5. Amalgamation and real income

Amalgamation is a statutory substitution. Mere substitution does not automatically create income. However, where:

  • stock-in-trade ceases to exist;

  • substituted shares have definite and ascertainable market value; and

  • such shares are freely tradable,
    the transaction results in commercial realisation.
    (Paras 18–18.6, 24)


6. Timing

Taxability does not arise:

  • on the appointed date, or

  • on court sanction of the scheme.

It arises only on allotment of shares, when the assessee acquires a realisable commercial benefit.
(Paras 25, 30)


7. Capital vs business field

The Court highlighted the legislative distinction:

  • Capital assets → protected by Section 47(vii);

  • Stock-in-trade → no such protection; governed by Section 28.

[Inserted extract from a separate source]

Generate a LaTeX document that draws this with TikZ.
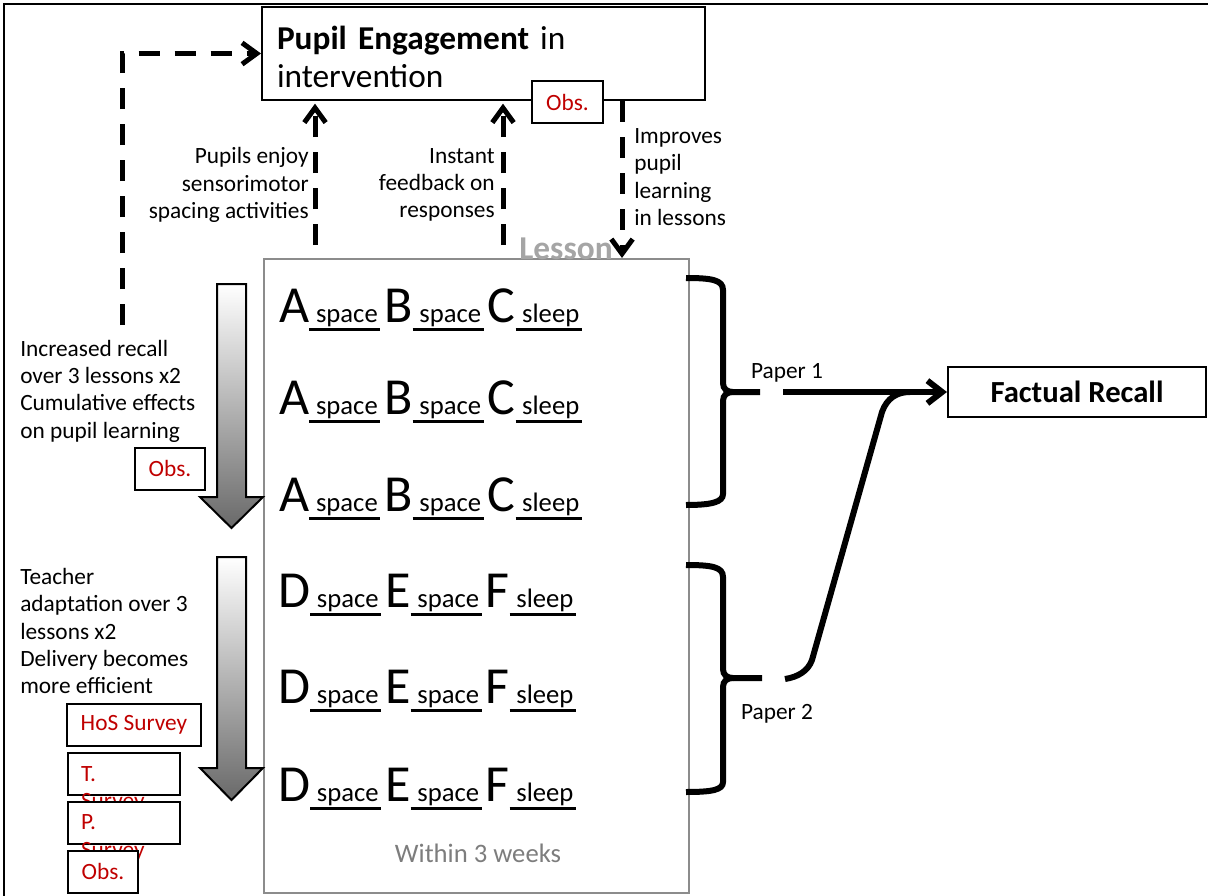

Extending Section 47(vii) to stock-in-trade would undermine the business-income tax base.
(Paras 27–27.4)


8. Result

The High Court’s judgment was affirmed. The legal principle was settled in favour of the Revenue, while factual application was remitted to the Tribunal.


RATIO DECIDENDI

  1. Where shares of an amalgamating company are held as stock-in-trade and are substituted by shares of the amalgamated company pursuant to amalgamation, such substitution constitutes taxable business income under Section 28, provided the substituted shares are realisable in money and capable of definite valuation.

  2. Section 47(vii) applies only to capital assets and does not exempt transactions involving stock-in-trade.

  3. Taxability under Section 28 arises only upon allotment of the substituted shares, and not on the appointed date or date of sanction of the scheme.

  4. The High Court may consider incidental or collateral questions under Section 260A without formally framing them, where such consideration is necessary to decide the appeal and parties have been heard.